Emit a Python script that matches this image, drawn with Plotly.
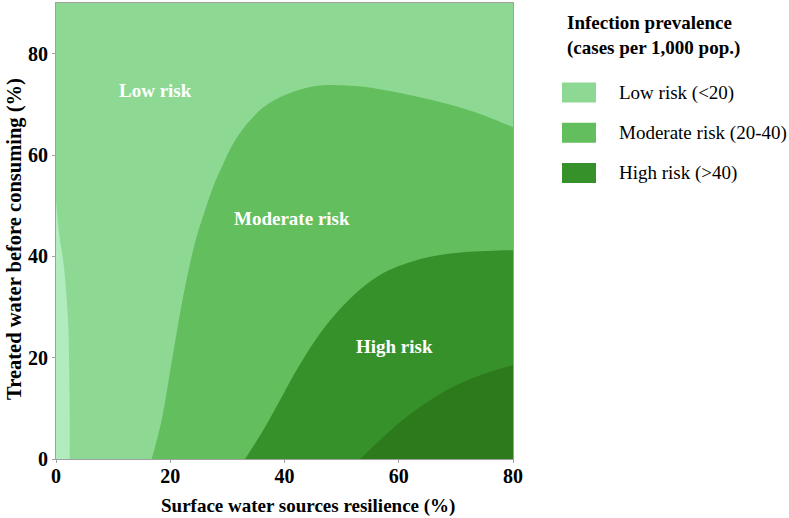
import plotly.graph_objects as go

# Boundaries (x = surface water resilience %, y = treated water %)
vlow_x = [2.4, 2.4, 2.3, 2.2, 1.9, 1.4, 0.55, 0.0]
vlow_y = [0.0, 10.0, 18.0, 24.8, 31.3, 37.8, 44.5, 51.0]

mod_x = [16.75, 18.5, 20.5, 22.6, 24.6, 26.1, 27.5, 29.3, 31.0, 33.4, 36.3, 39.2, 42.1, 46.2, 50.9, 56.7, 62.5, 68.4, 74.2, 80.0, 82.0]
mod_y = [0.0, 7.7, 20.8, 34.0, 43.8, 49.1, 53.7, 58.3, 62.2, 66.1, 69.4, 71.4, 72.7, 73.7, 73.7, 73.0, 71.7, 70.1, 68.1, 65.5, 64.6]

high_x = [33.1, 36.3, 39.2, 42.1, 45.0, 48.0, 50.9, 53.8, 56.7, 59.6, 65.5, 71.3, 80.0, 82.0]
high_y = [0.0, 5.7, 11.6, 17.5, 22.8, 27.4, 31.0, 34.0, 36.3, 37.9, 39.9, 40.8, 41.2, 41.2]

vhigh_x = [53.2, 56.7, 59.6, 62.5, 65.5, 68.4, 71.3, 76.0, 80.0, 82.0]
vhigh_y = [0.0, 3.7, 6.7, 9.3, 11.6, 13.6, 15.2, 17.2, 18.5, 19.0]

band_names = ["Low risk (<20)", "Moderate risk (20-40)", "High risk (>40)"]
region_labels = ["Low risk", "Moderate risk", "High risk"]
label_x = [17.5, 41.3, 59.3]
label_y = [72.7, 47.5, 22.3]

x_title = "Surface water sources resilience (%)"
y_title = "Treated water before consuming (%)"

C_VLOW = "#b0ecbd"
C_LOW = "#8dd993"
C_MOD = "#63be5d"
C_HIGH = "#36912a"
C_VHIGH = "#2c7a1c"
legend_colors = [C_LOW, C_MOD, C_HIGH]

FONT = "Liberation Serif, Times New Roman, serif"
FS = 19

fig = go.Figure()
fig.add_trace(go.Scatter(x=vlow_x, y=vlow_y, mode="lines", line=dict(width=0, shape="spline"),
                         fill="tozerox", fillcolor=C_VLOW, showlegend=False, hoverinfo="skip"))
fig.add_trace(go.Scatter(x=mod_x, y=mod_y, mode="lines", line=dict(width=0, shape="spline"),
                         fill="tozeroy", fillcolor=C_MOD, showlegend=False, hoverinfo="skip"))
fig.add_trace(go.Scatter(x=high_x, y=high_y, mode="lines", line=dict(width=0, shape="spline"),
                         fill="tozeroy", fillcolor=C_HIGH, showlegend=False, hoverinfo="skip"))
fig.add_trace(go.Scatter(x=vhigh_x, y=vhigh_y, mode="lines", line=dict(width=0, shape="spline"),
                         fill="tozeroy", fillcolor=C_VHIGH, showlegend=False, hoverinfo="skip"))

for t, x, y in zip(region_labels, label_x, label_y):
    fig.add_annotation(x=x, y=y, text=f"<b>{t}</b>", showarrow=False,
                       font=dict(family=FONT, size=FS, color="white"))

# Axis titles (offset like the reference)
fig.add_annotation(xref="paper", yref="paper", x=(308 - 56) / 457, y=(459 - 506) / 456,
                   xanchor="center", yanchor="middle", text=f"<b>{x_title}</b>", showarrow=False,
                   font=dict(family=FONT, size=FS, color="black"))
fig.add_annotation(xref="paper", yref="paper", x=(14 - 56) / 457, y=(459 - 239) / 456,
                   xanchor="center", yanchor="middle", text=f"<b>{y_title}</b>", showarrow=False,
                   textangle=-90, font=dict(family=FONT, size=20.5, color="black"))

# Manual legend
fig.add_annotation(xref="paper", yref="paper", x=(565 - 56) / 457, y=(459 - 10) / 456,
                   xanchor="left", yanchor="top",
                   text="<b>Infection prevalence<br>(cases per 1,000 pop.)</b>", align="left",
                   showarrow=False, font=dict(family=FONT, size=FS, color="black"))
for i, (name, col) in enumerate(zip(band_names, legend_colors)):
    yc = 92.5 + i * 40.3
    fig.add_shape(type="rect", xref="paper", yref="paper",
                  x0=(562 - 56) / 457, x1=(596 - 56) / 457,
                  y0=(459 - (yc + 10)) / 456, y1=(459 - (yc - 10)) / 456,
                  fillcolor=col, line=dict(width=0))
    fig.add_annotation(xref="paper", yref="paper", x=(617 - 56) / 457, y=(459 - yc) / 456,
                       xanchor="left", yanchor="middle", text=name, showarrow=False,
                       font=dict(family=FONT, size=FS, color="black"))

axis_common = dict(showgrid=False, zeroline=False, showline=True, linecolor="#a0a0a0", linewidth=1,
                   mirror=True, ticks="outside", ticklen=3, tickcolor="#a0a0a0",
                   tickfont=dict(family=FONT, size=FS + 1, color="black"))
ticks = [0, 20, 40, 60, 80]
tick_text = [f"<b>{t}</b>" for t in ticks]
fig.update_xaxes(range=[0, 80], tickvals=ticks, ticktext=tick_text, ticklabelstandoff=-4, **axis_common)
fig.update_yaxes(range=[0, 90], tickvals=ticks, ticktext=tick_text, **axis_common)

fig.update_layout(width=789, height=518, margin=dict(l=56, r=276, t=3, b=59),
                  plot_bgcolor=C_LOW, paper_bgcolor="white", showlegend=False)

fig.write_html("out.html")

::::

What you will do: Every line should be retyped exactly, with the pictures omitted.

Result of the exercise:
Emit a Python script that matches this image, drawn with Plotly.
import plotly.graph_objects as go

# Boundaries (x = surface water resilience %, y = treated water %)
vlow_x = [2.4, 2.4, 2.3, 2.2, 1.9, 1.4, 0.55, 0.0]
vlow_y = [0.0, 10.0, 18.0, 24.8, 31.3, 37.8, 44.5, 51.0]

mod_x = [16.75, 18.5, 20.5, 22.6, 24.6, 26.1, 27.5, 29.3, 31.0, 33.4, 36.3, 39.2, 42.1, 46.2, 50.9, 56.7, 62.5, 68.4, 74.2, 80.0, 82.0]
mod_y = [0.0, 7.7, 20.8, 34.0, 43.8, 49.1, 53.7, 58.3, 62.2, 66.1, 69.4, 71.4, 72.7, 73.7, 73.7, 73.0, 71.7, 70.1, 68.1, 65.5, 64.6]

high_x = [33.1, 36.3, 39.2, 42.1, 45.0, 48.0, 50.9, 53.8, 56.7, 59.6, 65.5, 71.3, 80.0, 82.0]
high_y = [0.0, 5.7, 11.6, 17.5, 22.8, 27.4, 31.0, 34.0, 36.3, 37.9, 39.9, 40.8, 41.2, 41.2]

vhigh_x = [53.2, 56.7, 59.6, 62.5, 65.5, 68.4, 71.3, 76.0, 80.0, 82.0]
vhigh_y = [0.0, 3.7, 6.7, 9.3, 11.6, 13.6, 15.2, 17.2, 18.5, 19.0]

band_names = ["Low risk (<20)", "Moderate risk (20-40)", "High risk (>40)"]
region_labels = ["Low risk", "Moderate risk", "High risk"]
label_x = [17.5, 41.3, 59.3]
label_y = [72.7, 47.5, 22.3]

x_title = "Surface water sources resilience (%)"
y_title = "Treated water before consuming (%)"

C_VLOW = "#b0ecbd"
C_LOW = "#8dd993"
C_MOD = "#63be5d"
C_HIGH = "#36912a"
C_VHIGH = "#2c7a1c"
legend_colors = [C_LOW, C_MOD, C_HIGH]

FONT = "Liberation Serif, Times New Roman, serif"
FS = 19

fig = go.Figure()
fig.add_trace(go.Scatter(x=vlow_x, y=vlow_y, mode="lines", line=dict(width=0, shape="spline"),
                         fill="tozerox", fillcolor=C_VLOW, showlegend=False, hoverinfo="skip"))
fig.add_trace(go.Scatter(x=mod_x, y=mod_y, mode="lines", line=dict(width=0, shape="spline"),
                         fill="tozeroy", fillcolor=C_MOD, showlegend=False, hoverinfo="skip"))
fig.add_trace(go.Scatter(x=high_x, y=high_y, mode="lines", line=dict(width=0, shape="spline"),
                         fill="tozeroy", fillcolor=C_HIGH, showlegend=False, hoverinfo="skip"))
fig.add_trace(go.Scatter(x=vhigh_x, y=vhigh_y, mode="lines", line=dict(width=0, shape="spline"),
                         fill="tozeroy", fillcolor=C_VHIGH, showlegend=False, hoverinfo="skip"))

for t, x, y in zip(region_labels, label_x, label_y):
    fig.add_annotation(x=x, y=y, text=f"<b>{t}</b>", showarrow=False,
                       font=dict(family=FONT, size=FS, color="white"))

# Axis titles (offset like the reference)
fig.add_annotation(xref="paper", yref="paper", x=(308 - 56) / 457, y=(459 - 506) / 456,
                   xanchor="center", yanchor="middle", text=f"<b>{x_title}</b>", showarrow=False,
                   font=dict(family=FONT, size=FS, color="black"))
fig.add_annotation(xref="paper", yref="paper", x=(14 - 56) / 457, y=(459 - 239) / 456,
                   xanchor="center", yanchor="middle", text=f"<b>{y_title}</b>", showarrow=False,
                   textangle=-90, font=dict(family=FONT, size=20.5, color="black"))

# Manual legend
fig.add_annotation(xref="paper", yref="paper", x=(565 - 56) / 457, y=(459 - 10) / 456,
                   xanchor="left", yanchor="top",
                   text="<b>Infection prevalence<br>(cases per 1,000 pop.)</b>", align="left",
                   showarrow=False, font=dict(family=FONT, size=FS, color="black"))
for i, (name, col) in enumerate(zip(band_names, legend_colors)):
    yc = 92.5 + i * 40.3
    fig.add_shape(type="rect", xref="paper", yref="paper",
                  x0=(562 - 56) / 457, x1=(596 - 56) / 457,
                  y0=(459 - (yc + 10)) / 456, y1=(459 - (yc - 10)) / 456,
                  fillcolor=col, line=dict(width=0))
    fig.add_annotation(xref="paper", yref="paper", x=(617 - 56) / 457, y=(459 - yc) / 456,
                       xanchor="left", yanchor="middle", text=name, showarrow=False,
                       font=dict(family=FONT, size=FS, color="black"))

axis_common = dict(showgrid=False, zeroline=False, showline=True, linecolor="#a0a0a0", linewidth=1,
                   mirror=True, ticks="outside", ticklen=3, tickcolor="#a0a0a0",
                   tickfont=dict(family=FONT, size=FS + 1, color="black"))
ticks = [0, 20, 40, 60, 80]
tick_text = [f"<b>{t}</b>" for t in ticks]
fig.update_xaxes(range=[0, 80], tickvals=ticks, ticktext=tick_text, ticklabelstandoff=-4, **axis_common)
fig.update_yaxes(range=[0, 90], tickvals=ticks, ticktext=tick_text, **axis_common)

fig.update_layout(width=789, height=518, margin=dict(l=56, r=276, t=3, b=59),
                  plot_bgcolor=C_LOW, paper_bgcolor="white", showlegend=False)

fig.write_html("out.html")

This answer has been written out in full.